The result is seen in the picture. Technically, I crocheted not Whitney umbrellas but topologically equivalent surfaces. I am most proud of my secret — and painful — method of crocheting the self-intersecting segment. One day I will spill it.

As Wikipedia defines it: the Whitney umbrella is the union of all straight lines that pass through points of a fixed parabola and are perpendicular to a fixed straight line parallel to the parabola’s axis and lies on its perpendicular bisecting plane. If you look at the picture, the fixed straight line is the self-intersection line, which is a continuation of the line segment where the colors are woven through each other. You can find the parabola as the curve formed by the two-colored edge on either side of the umbrella. Oops, I forgot that only three of these umbrellas are made of two colors.

The Whitney umbrella is a ruled surface, meaning that for every point, there is a straight line on the surface that passes through the point. A ruled surface can be visually described as the set of points swept by a moving straight line.

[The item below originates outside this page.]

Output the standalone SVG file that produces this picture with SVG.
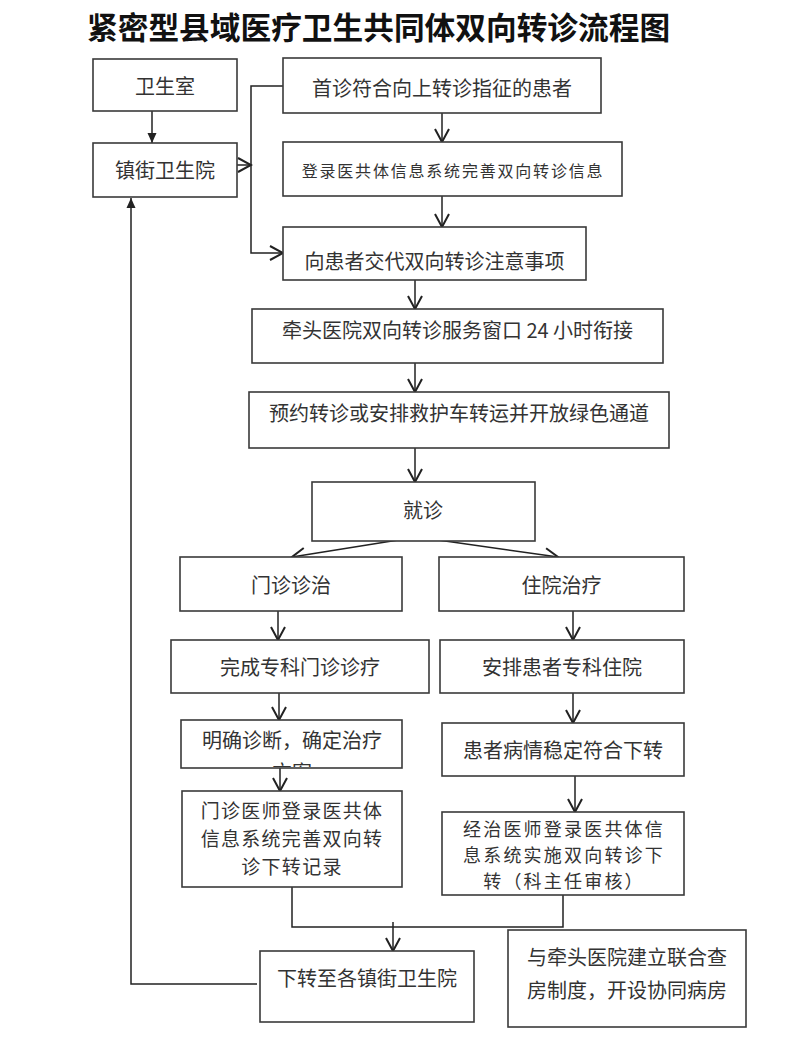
<svg xmlns="http://www.w3.org/2000/svg" width="800" height="1061" viewBox="0 0 800 1061">
<style>
.box{fill:#fff;stroke:#3a3a3a;stroke-width:1.6}
.t{font-family:"Noto Sans CJK SC","Noto Sans",sans-serif;font-size:20px;fill:#333;text-anchor:middle}
.s{font-size:16px;letter-spacing:1.8px}
.m19{font-size:19px;letter-spacing:1.3px}
.m18{font-size:18px;letter-spacing:2.2px}
.title{font-family:"Noto Sans CJK SC","Noto Sans",sans-serif;font-size:30.7px;font-weight:bold;fill:#111}
.ln{fill:none;stroke:#222;stroke-width:1.5}
</style>
<defs>
<marker id="chev" viewBox="-15 -9 17 18" refX="0" refY="0" markerWidth="17" markerHeight="18" orient="auto" markerUnits="userSpaceOnUse">
<path d="M-13,-7 L0,0 L-13,7" fill="none" stroke="#222" stroke-width="2"/>
</marker>
<marker id="tri" viewBox="-11 -6 12 12" refX="0" refY="0" markerWidth="12" markerHeight="12" orient="auto" markerUnits="userSpaceOnUse">
<path d="M-10,-4.5 L0,0 L-10,4.5 Z" fill="#222"/>
</marker>
<clipPath id="clipMq"><rect x="182" y="721" width="219" height="46"/></clipPath>
</defs>
<rect width="800" height="1061" fill="#fff"/>
<text class="title" x="87" y="39">紧密型县域医疗卫生共同体双向转诊流程图</text>

<g id="connectors">
<path class="ln" d="M152,111 V143" marker-end="url(#tri)"/>
<path class="ln" d="M234,165 H251" marker-end="url(#chev)"/>
<path class="ln" d="M283,86 H251 V253 H283" marker-end="url(#chev)"/>
<path class="ln" d="M442,113 V142" marker-end="url(#chev)"/>
<path class="ln" d="M442,196 V227" marker-end="url(#chev)"/>
<path class="ln" d="M415,280 V309" marker-end="url(#chev)"/>
<path class="ln" d="M415,363 V392" marker-end="url(#chev)"/>
<path class="ln" d="M415,448 V482" marker-end="url(#chev)"/>
<path class="ln" d="M417,537 L292,557" marker-end="url(#chev)"/>
<path class="ln" d="M417,537 L558,557" marker-end="url(#chev)"/>
<path class="ln" d="M278,611 V640" marker-end="url(#chev)"/>
<path class="ln" d="M573,611 V640" marker-end="url(#chev)"/>
<path class="ln" d="M279,693 V720" marker-end="url(#chev)"/>
<path class="ln" d="M573,693 V723" marker-end="url(#chev)"/>
<path class="ln" d="M280,768 V791" marker-end="url(#chev)"/>
<path class="ln" d="M575,776 V812" marker-end="url(#chev)"/>
<path class="ln" d="M292,887 V927 H563 V895"/>
<path class="ln" d="M393,922 V951" marker-end="url(#chev)"/>
<path class="ln" d="M257,984 H131 V198" marker-end="url(#tri)"/>
</g>

<g id="n-wss">
<rect class="box" x="93" y="59" width="144" height="52"/>
<text class="t" x="165" y="94">卫生室</text>
</g>
<g id="n-zjwsy">
<rect class="box" x="93" y="143" width="144" height="54"/>
<text class="t" x="165" y="178">镇街卫生院</text>
</g>
<g id="n-sz">
<rect class="box" x="283" y="58" width="318" height="55"/>
<text class="t" x="442" y="96">首诊符合向上转诊指征的患者</text>
</g>
<g id="n-dl">
<rect class="box" x="283" y="142" width="339" height="54"/>
<text class="t s" x="453" y="177">登录医共体信息系统完善双向转诊信息</text>
</g>
<g id="n-xhz">
<rect class="box" x="283" y="227" width="303" height="53"/>
<text class="t" x="434.5" y="269">向患者交代双向转诊注意事项</text>
</g>
<g id="n-qt">
<rect class="box" x="252" y="309" width="411" height="54"/>
<text class="t" x="457.5" y="338">牵头医院双向转诊服务窗口 24 小时衔接</text>
</g>
<g id="n-yy">
<rect class="box" x="249" y="392" width="420" height="56"/>
<text class="t" x="459" y="421">预约转诊或安排救护车转运并开放绿色通道</text>
</g>
<g id="n-jz">
<rect class="box" x="312" y="482" width="223" height="59"/>
<text class="t" x="423" y="518">就诊</text>
</g>
<g id="n-mzzz">
<rect class="box" x="180" y="557" width="222" height="54"/>
<text class="t" x="291" y="593">门诊诊治</text>
</g>
<g id="n-zyzl">
<rect class="box" x="439" y="557" width="245" height="54"/>
<text class="t" x="561.5" y="593">住院治疗</text>
</g>
<g id="n-wc">
<rect class="box" x="171" y="640" width="258" height="53"/>
<text class="t" x="300" y="675">完成专科门诊诊疗</text>
</g>
<g id="n-ap">
<rect class="box" x="440" y="640" width="244" height="53"/>
<text class="t" x="562" y="675">安排患者专科住院</text>
</g>
<g id="n-mq">
<rect class="box" x="181" y="720" width="221" height="48"/>
<text class="t" x="292" y="748">明确诊断，确定治疗</text>
<text class="t" x="292" y="780" clip-path="url(#clipMq)">方案</text>
</g>
<g id="n-hz">
<rect class="box" x="442" y="723" width="242" height="53"/>
<text class="t" x="563" y="758">患者病情稳定符合下转</text>
</g>
<g id="n-mzys">
<rect class="box" x="182" y="791" width="220" height="96"/>
<text class="t m19" x="292" y="818">门诊医师登录医共体</text>
<text class="t m19" x="292" y="846">信息系统完善双向转</text>
<text class="t m19" x="292" y="874">诊下转记录</text>
</g>
<g id="n-jzys">
<rect class="box" x="442" y="812" width="242" height="83"/>
<text class="t m18" x="564" y="836">经治医师登录医共体信</text>
<text class="t m18" x="564" y="862">息系统实施双向转诊下</text>
<text class="t m18" x="564" y="888">转（科主任审核）</text>
</g>
<g id="n-xz">
<rect class="box" x="260" y="951" width="214" height="71"/>
<text class="t" x="367" y="986">下转至各镇街卫生院</text>
</g>
<g id="n-lh">
<rect class="box" x="508" y="930" width="238" height="97"/>
<text class="t" x="627" y="965">与牵头医院建立联合查</text>
<text class="t" x="627" y="998">房制度，开设协同病房</text>
</g>
</svg>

Oh, look, the stitched rows can pretend to be these straight lines. Actually, if I fold these thingies, the stitched rows ARE straight lines. But, when I make the edges into parabolas, the rows stop being straight. In the real Whitney umbrella, if you look along the intersection line, the straight lines are closer to each other than they are along the parabola. But in crochets, the distances between rows have to be fixed. If my crochets are folded, they become rectangles and ruled surfaces. The real Whitney umbrella does not fold into a plane.

The Whitney umbrella is famous for being the only stable singularity of mappings from R2 to R3. I am grateful to Paul Seidel for emailing me the proof. This singularity is so famous it even has two names: pinch point and cuspidal point. Though my crochets are not exactly Whitney umbrellas, they show this singularity. Hooray! I found a secret way to crochet the most famous stable singularity!